## start Dataset section

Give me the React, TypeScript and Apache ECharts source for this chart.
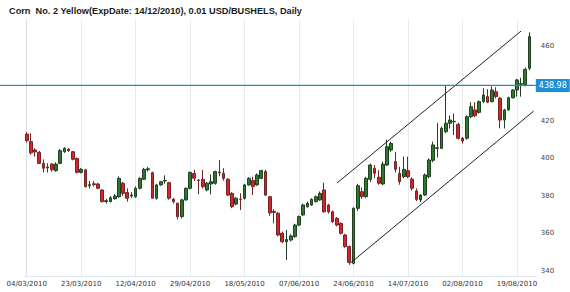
import React, { useEffect, useRef } from 'react';
import * as echarts from 'echarts';

// ---- data ----
const FIRST_DAY = '2010-03-04';
const HOLIDAYS = ['2010-04-02', '2010-05-31', '2010-07-05'];
const SLOT_COUNT = 122; // 121 sessions + one empty slot at the right edge

const open = [
  413, 409, 404.5, 403.3, 397.4, 395.5, 397, 393.5, 397.4, 403.6, 405, 403.6, 400, 392.6,
  393.9, 385.5, 386.5, 386.4, 383.2, 377, 377, 378.5, 379.6, 386.8, 381.8, 380,
  379.6, 384.1, 388.9, 394, 392.4, 378.8, 385.9, 388, 387.1, 378.2, 376.1, 369, 377.9,
  384.1, 392, 388.5, 388.9, 383.2, 386.4, 386.8, 392.8, 392.1, 388.9, 381.4, 375.7, 378.4,
  378.8, 385.9, 388.2, 385.9, 389.4, 393, 379.6, 371.8, 370.8, 360.1, 355.6, 356.5, 358.3,
  364.5, 369.9, 374.3, 375.2, 377, 377.9, 383.2, 375.2, 371.6, 368.1, 365.4, 359.2, 353,
  344.1, 373.4, 382.3, 379.6, 388.9, 394.8, 390, 386.4, 396.5, 404.5, 398.3, 392.1, 390.3,
  393.5, 389, 382.7, 377.9, 380.5, 390.3, 399, 405.4, 405.4, 414.3, 418.8, 419.6, 418.2,
  410.8, 410.8, 422.3, 425.9, 424.6, 430.3, 433, 430.3, 435.6, 432.1, 420.5, 425.9, 432.4,
  436.5, 439.6, 439.2, 448.1,
];
const close = [
  409.5, 403, 403.5, 397.4, 394.8, 395, 394, 397, 404.2, 405.4, 404.2, 399.6, 392.6, 394.2,
  385, 386, 386, 384.1, 377, 377.5, 379, 380, 389.4, 381.4, 378.8, 380.5,
  384.1, 389.4, 394.2, 394.5, 378.8, 385.9, 387.6, 388.3, 378.8, 377, 369, 377.9, 384.1,
  392.6, 389.5, 388.3, 385, 386.8, 387.6, 393, 392.4, 389.4, 380.5, 374.3, 378.8, 378.2,
  385.9, 389.4, 385, 391.2, 393.5, 380.5, 371, 371.2, 359.2, 355.6, 356.8, 358.7, 364.5,
  369, 375.2, 376.1, 378.2, 379.6, 381.4, 371.6, 371.6, 366.3, 364.5, 360.1, 353, 344.6,
  373.4, 385.5, 379.6, 389.4, 396.5, 392.1, 386.8, 397, 406.3, 408, 394.2, 387.6, 394.2,
  390.3, 384.1, 378.2, 380.5, 391.2, 399.2, 407.2, 405.7, 416.1, 418.8, 420.5, 419.8, 410.8,
  409.3, 422.3, 427.6, 422.8, 430.3, 433.9, 430, 436.5, 433, 420.5, 425.9, 432.4, 436.5,
  441.9, 439.9, 447.5, 465,
];
const low = [
  408.5, 402, 401, 397, 392.5, 392.5, 393, 393, 397, 403, 403.5, 399, 392, 392,
  384.5, 384, 385, 383.5, 376.5, 376, 376.5, 378, 379, 380, 377, 379,
  379, 383.5, 388.5, 393, 378.5, 378, 385.5, 386.5, 378, 376, 367.5, 368, 377.5,
  383.5, 388, 381, 384, 382.5, 380.8, 386, 390.5, 388.2, 380, 373.5, 375, 372.5,
  378, 385.5, 380.5, 385.5, 389, 380, 369.5, 365.4, 358.5, 354.8, 345.9, 355.8, 357.8,
  364, 369.4, 373.8, 374.8, 376.5, 377.4, 371, 370.6, 365.6, 363.8, 359.4, 352.4, 343.3,
  343.5, 372, 378.5, 379, 387.5, 389.5, 386, 385.8, 396, 403.5, 392.5, 386, 389.5,
  389.5, 383, 377.3, 376.8, 380, 389.5, 398, 400.5, 405, 413.5, 416, 412.5, 410,
  408, 410, 421.5, 422, 424, 429.5, 429.5, 430, 432, 416.1, 416, 425.5, 432,
  433, 433, 438.5, 447,
];
const high = [
  414, 413.4, 405.5, 404, 399.5, 397.5, 397.5, 398, 405, 406, 405.5, 404, 400.5, 395,
  394.5, 388, 388, 387, 383.5, 378.5, 380, 381, 390.5, 387.5, 384, 382,
  385, 390, 395, 395.5, 393, 386.5, 388, 391, 387.5, 379, 376.5, 378.5, 384.5,
  393, 394, 389, 393.9, 387.5, 391.5, 393.5, 399.2, 394.8, 389.5, 382, 379.5, 381.4,
  386.5, 390, 390.3, 392, 394, 394, 380, 373, 371.5, 361, 361.9, 359.6, 365.2,
  369.6, 375.8, 377, 378.8, 380.2, 382.4, 387.1, 375.8, 372.2, 368.8, 366, 359.8, 353.6,
  374, 386.5, 384.5, 390.2, 397.3, 396.5, 393.8, 398.4, 410, 409, 403.5, 395.5, 401,
  401, 390, 384, 381, 392, 400, 409, 418.8, 417, 439.2, 423, 424, 419,
  411.5, 423, 430, 430, 431, 437.5, 437, 438.5, 438, 432.8, 426.5, 433, 437,
  442.5, 443, 448.5, 467.3,
];

const lastPrice = 438.98;
const upperChannel = [[74.06, 386.9], [118.0, 468.0]];
const lowerChannel = [[77.3, 344.3], [121.0, 425.3]];
const yLabelValues = [340, 360, 380, 400, 420, 460];
const titleText = 'Corn  No. 2 Yellow(ExpDate: 14/12/2010), 0.01 USD/BUSHELS, Daily';

function tradingDays(first: string, count: number, holidays: string[]): string[] {
  const out: string[] = [];
  const d = new Date(first + 'T00:00:00Z');
  while (out.length < count) {
    const iso = d.toISOString().slice(0, 10);
    const wd = d.getUTCDay();
    if (wd !== 0 && wd !== 6 && holidays.indexOf(iso) < 0) {
      out.push(iso.slice(8, 10) + '/' + iso.slice(5, 7) + '/' + iso.slice(0, 4));
    }
    d.setUTCDate(d.getUTCDate() + 1);
  }
  return out;
}

const dates = tradingDays(FIRST_DAY, SLOT_COUNT, HOLIDAYS);
const LEVEL_COLOR = '#1b8bd2';

export default function App() {
  const ref = useRef<HTMLDivElement>(null);
  useEffect(() => {
    if (!ref.current) return;
    const chart = echarts.init(ref.current, null, { renderer: 'svg' });
    const candles = open.map((o, i) => [o, close[i], low[i], high[i]]);
    const font = 'DejaVu Sans, Verdana, sans-serif';
    chart.setOption({
      animation: false,
      backgroundColor: '#ffffff',
      title: {
        text: titleText,
        left: 4,
        top: 1,
        textStyle: { fontSize: 9.2, fontWeight: 'bold', fontFamily: 'Liberation Sans, Arial, sans-serif', color: '#1a1a1a' },
      },
      grid: { left: 24.6, right: 34.2, top: 19.75, bottom: 15.4, containLabel: false },
      xAxis: [
        {
          type: 'category',
          data: dates,
          boundaryGap: true,
          axisLine: { show: true, lineStyle: { color: '#dfe8ef' } },
          axisTick: { show: false },
          axisLabel: { interval: 12, fontSize: 7, color: '#333', fontFamily: font, margin: 4 },
          splitLine: { show: true, interval: 12, alignWithLabel: true, lineStyle: { color: '#e2ebf2', width: 1 } },
        },
        { type: 'value', min: -0.5, max: SLOT_COUNT - 0.5, show: false },
      ],
      yAxis: {
        type: 'value',
        position: 'right',
        min: 337,
        max: 474,
        scale: true,
        axisLine: { show: true, lineStyle: { color: '#d5e0ea' } },
        axisTick: { show: false },
        splitLine: { show: false },
        axisLabel: { customValues: yLabelValues, fontSize: 7, color: '#444', fontFamily: font, margin: 5 },
      },
      series: [
        {
          type: 'candlestick',
          data: candles,
          barWidth: 3.2,
          itemStyle: {
            color: '#2c782c',
            color0: '#d4232a',
            borderColor: '#233f23',
            borderColor0: '#732424',
            borderWidth: 1,
          },
        },
        {
          type: 'line',
          xAxisIndex: 1,
          data: upperChannel,
          symbol: 'none',
          lineStyle: { color: '#222', width: 1 },
          silent: true,
        },
        {
          type: 'line',
          xAxisIndex: 1,
          data: lowerChannel,
          symbol: 'none',
          lineStyle: { color: '#222', width: 1 },
          silent: true,
        },
        {
          type: 'line',
          xAxisIndex: 1,
          data: [[-0.5, lastPrice], [SLOT_COUNT - 0.5, lastPrice]],
          symbol: 'none',
          lineStyle: { color: LEVEL_COLOR, width: 1.2 },
          silent: true,
          endLabel: {
            show: true,
            formatter: () => lastPrice.toFixed(2),
            backgroundColor: '#1b8fd8',
            color: '#ffffff',
            fontSize: 8,
            fontFamily: font,
            padding: [3, 3, 2, 3],
            distance: 0,
          },
        },
      ],
    });
    // extend the level line to the left edge of the page, through the chart's own scales
    const yPix = chart.convertToPixel({ yAxisIndex: 0 }, lastPrice) as number;
    const xStart = chart.convertToPixel({ xAxisIndex: 1 }, -0.5) as number;
    chart.setOption({
      graphic: [
        {
          type: 'line',
          silent: true,
          shape: { x1: 0, y1: yPix, x2: xStart, y2: yPix },
          style: { stroke: LEVEL_COLOR, lineWidth: 1.2 },
        },
      ],
    });
    return () => chart.dispose();
  }, []);
  return <div ref={ref} style={{ position: 'fixed', left: 0, top: 0, width: 570, height: 292 }} />;
}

## end Dataset section

● What you need to do: Without the pictures, return the listing above from its first line through the line that has "const SLOT_COUNT = 122;".

● Output for this task:
Give me the React, TypeScript and Apache ECharts source for this chart.
import React, { useEffect, useRef } from 'react';
import * as echarts from 'echarts';

// ---- data ----
const FIRST_DAY = '2010-03-04';
const HOLIDAYS = ['2010-04-02', '2010-05-31', '2010-07-05'];
const SLOT_COUNT = 122; // 121 sessions + one empty slot at the right edge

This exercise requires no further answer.